What the task requires:
Working from the data below, reproduce exactly the lines starting at the one that holds "Output the standalone" and ending at the one that holds "drawn with matplotlib.". Pictures are excluded.

Records provided:
----
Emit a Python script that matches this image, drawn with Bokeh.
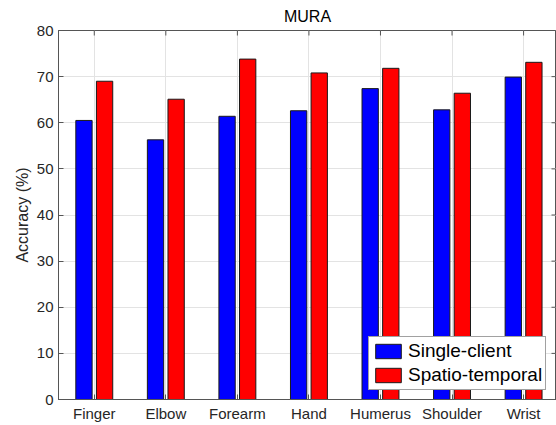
----
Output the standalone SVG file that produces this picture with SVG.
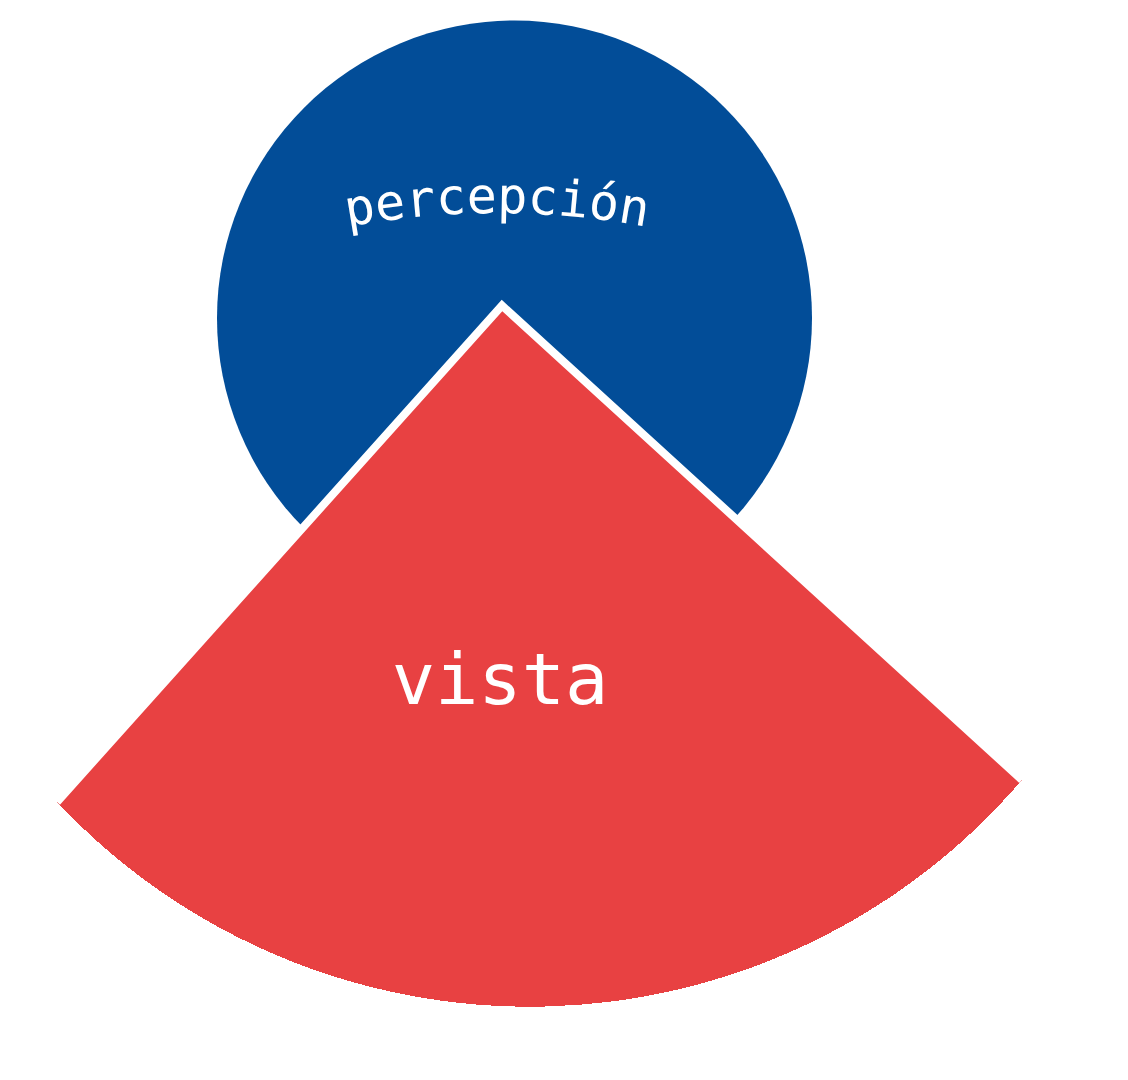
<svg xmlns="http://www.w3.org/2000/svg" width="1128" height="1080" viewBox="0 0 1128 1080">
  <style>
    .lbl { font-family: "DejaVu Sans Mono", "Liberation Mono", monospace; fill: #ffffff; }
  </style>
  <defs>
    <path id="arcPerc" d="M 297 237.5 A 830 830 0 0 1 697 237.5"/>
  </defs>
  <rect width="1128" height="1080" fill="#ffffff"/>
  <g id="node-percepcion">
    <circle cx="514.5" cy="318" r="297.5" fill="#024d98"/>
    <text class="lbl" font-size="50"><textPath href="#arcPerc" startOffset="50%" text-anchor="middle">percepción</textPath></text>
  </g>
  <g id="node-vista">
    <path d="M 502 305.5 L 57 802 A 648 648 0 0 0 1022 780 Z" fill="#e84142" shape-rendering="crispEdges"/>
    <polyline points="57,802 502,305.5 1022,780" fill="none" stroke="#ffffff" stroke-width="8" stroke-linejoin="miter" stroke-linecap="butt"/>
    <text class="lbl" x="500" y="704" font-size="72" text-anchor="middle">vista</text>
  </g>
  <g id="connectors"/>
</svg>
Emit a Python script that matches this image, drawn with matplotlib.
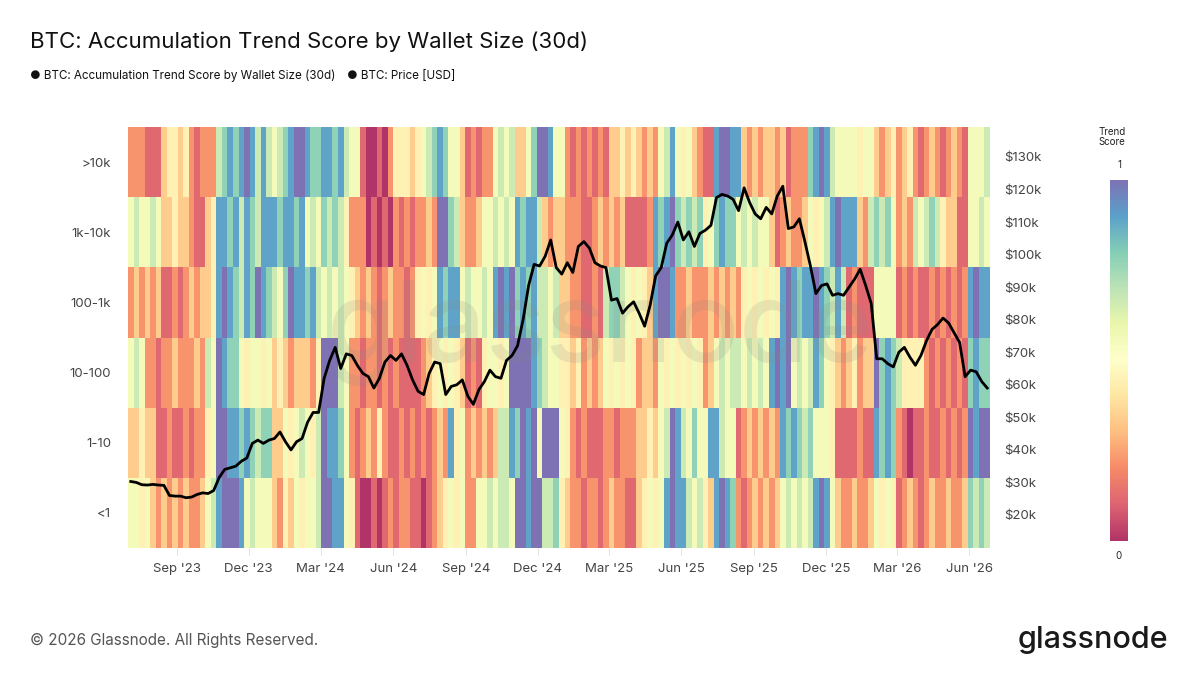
----
Expected answer:
Output the standalone SVG file that produces this picture with SVG.
<svg xmlns="http://www.w3.org/2000/svg" width="1128" height="1080" viewBox="0 0 1128 1080">
  <style>
    .lbl { font-family: "DejaVu Sans Mono", "Liberation Mono", monospace; fill: #ffffff; }
  </style>
  <defs>
    <path id="arcPerc" d="M 297 237.5 A 830 830 0 0 1 697 237.5"/>
  </defs>
  <rect width="1128" height="1080" fill="#ffffff"/>
  <g id="node-percepcion">
    <circle cx="514.5" cy="318" r="297.5" fill="#024d98"/>
    <text class="lbl" font-size="50"><textPath href="#arcPerc" startOffset="50%" text-anchor="middle">percepción</textPath></text>
  </g>
  <g id="node-vista">
    <path d="M 502 305.5 L 57 802 A 648 648 0 0 0 1022 780 Z" fill="#e84142" shape-rendering="crispEdges"/>
    <polyline points="57,802 502,305.5 1022,780" fill="none" stroke="#ffffff" stroke-width="8" stroke-linejoin="miter" stroke-linecap="butt"/>
    <text class="lbl" x="500" y="704" font-size="72" text-anchor="middle">vista</text>
  </g>
  <g id="connectors"/>
</svg>
Emit a Python script that matches this image, drawn with matplotlib.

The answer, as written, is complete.